Wednesday, January 11, 2006

Frog Extinctions Linked To Climate Change

Widespread amphibian extinctions from epidemic disease driven by global warming. 2006. J. Alan Pounds, et al. Nature 439: 161-167.


Image from HERE.
A new report that links global warming to the recent extinction of dozens of amphibian species in tropical America is more evidence of a large phenomena that may affect broad regions, many animal species and ultimately humans.
The study finds compelling evidence that global climate change created favorable conditions for a pathogenic fungus in Central and South America. That fungus, in turn, led to widespread extinctions of harlequin frogs at middle elevations of mountainous regions.

An OSU scientist who pioneered the study of global amphibian decline said this is another key example of unanticipated and complex impacts from climate change. The Central and South American crisis is "an amphibian alarm call," he said, but also is a harbinger of much greater biological disruption. What had been seen as an enigma is now understood as a complex relationship between global warming and major extinction of species.
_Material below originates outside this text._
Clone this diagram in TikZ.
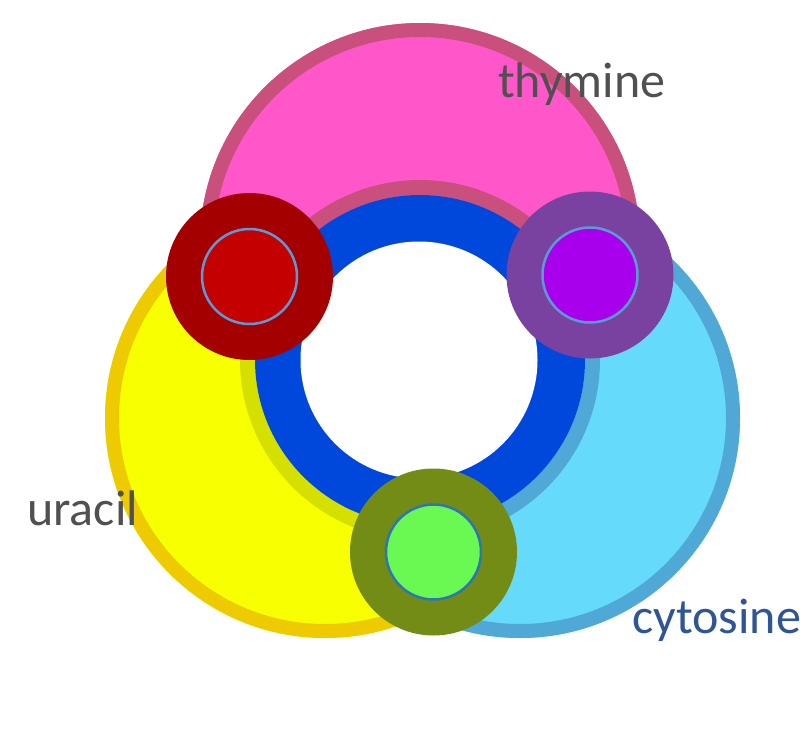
\documentclass[tikz,border=0pt]{standalone}
\usepackage{fontspec}
\setmainfont{Carlito}
\usepackage{tikz}

\definecolor{pinkfill}{HTML}{FF57C9}
\definecolor{pinkedge}{HTML}{C9507D}
\definecolor{yellowfill}{HTML}{F7FF00}
\definecolor{yellowedge}{HTML}{EECB00}
\definecolor{yellowinner}{HTML}{D6E000}
\definecolor{cyanfill}{HTML}{66DAFA}
\definecolor{cyanedge}{HTML}{50A8D6}
\definecolor{ringblue}{HTML}{0048DC}
\definecolor{redout}{HTML}{A50000}
\definecolor{redin}{HTML}{C40000}
\definecolor{purpleout}{HTML}{7A42A0}
\definecolor{purplein}{HTML}{A800EC}
\definecolor{greenout}{HTML}{738C16}
\definecolor{greenin}{HTML}{6AF852}
\definecolor{rimblue}{HTML}{5B9BD5}
\definecolor{rimdark}{HTML}{2E75B6}
\definecolor{labelgray}{HTML}{505050}
\definecolor{labelblue}{HTML}{2F5597}

\begin{document}
\begin{tikzpicture}[x=1pt,y=-1pt,
	outerdot/.style={shape=circle,inner sep=0pt,outer sep=0pt,minimum size=167pt},
	innerdot/.style={shape=circle,inner sep=0pt,outer sep=0pt,minimum size=95pt,line width=2.5pt},
	word/.style={font=\fontsize{50}{60}\selectfont,anchor=base west,inner sep=0pt}]
	\useasboundingbox[fill=white] (0,0) rectangle (800,734);
	\coordinate (o) at (420,360);

	\begin{scope}
		\clip (o) -- +(206.1:900) -- +(270:900) -- +(333.4:900) -- cycle;
		\fill[pinkfill] (420,243) circle (220);
		\draw[pinkedge,line width=14pt] (420,243) circle (213);
		\draw[pinkedge,line width=15pt] (o) circle (172.5);
	\end{scope}
	\begin{scope}
		\clip (o) -- +(86:900) -- +(146:900) -- +(206.1:900) -- cycle;
		\fill[yellowfill] (325,418) circle (220);
		\draw[yellowedge,line width=14pt] (325,418) circle (213);
		\draw[yellowinner,line width=15pt] (o) circle (172.5);
	\end{scope}
	\begin{scope}
		\clip (o) -- +(-26.6:900) -- +(30:900) -- +(86:900) -- cycle;
		\fill[cyanfill] (520,418) circle (220);
		\draw[cyanedge,line width=14pt] (520,418) circle (213);
		\draw[cyanedge,line width=15pt] (o) circle (172.5);
	\end{scope}

	\fill[ringblue] (o) circle (165);
	\fill[white] (419,360) circle (118.5);

	\node[outerdot,fill=redout] (redbase) at (249.5,276.5) {};
	\node[innerdot,fill=redin,draw=rimblue] (redcore) at (redbase) {};
	\node[outerdot,fill=purpleout] (purplebase) at (590,275) {};
	\node[innerdot,fill=purplein,draw=rimblue] (purplecore) at (purplebase) {};
	\node[outerdot,fill=greenout] (greenbase) at (433.5,552) {};
	\node[innerdot,fill=greenin,draw=rimdark] (greencore) at (greenbase) {};

	\node[word,text=labelgray] (thymine) at (498,97) {thymine};
	\node[word,text=labelgray] (uracil) at (27,525) {uracil};
	\node[word,text=labelblue] (cytosine) at (632,633) {cytosine};
\end{tikzpicture}
\end{document}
"This new study is a breakthrough, and the powerful synergy between pathogen transmission and climate change should give us cause for concern about human health in a warmer world," said Andrew Blaustein, a professor of zoology at OSU, in the Nature article. "As global change is occurring at an unprecedented pace, we should expect many other host taxa, from ants to zebras, to be confronted with similar challenges."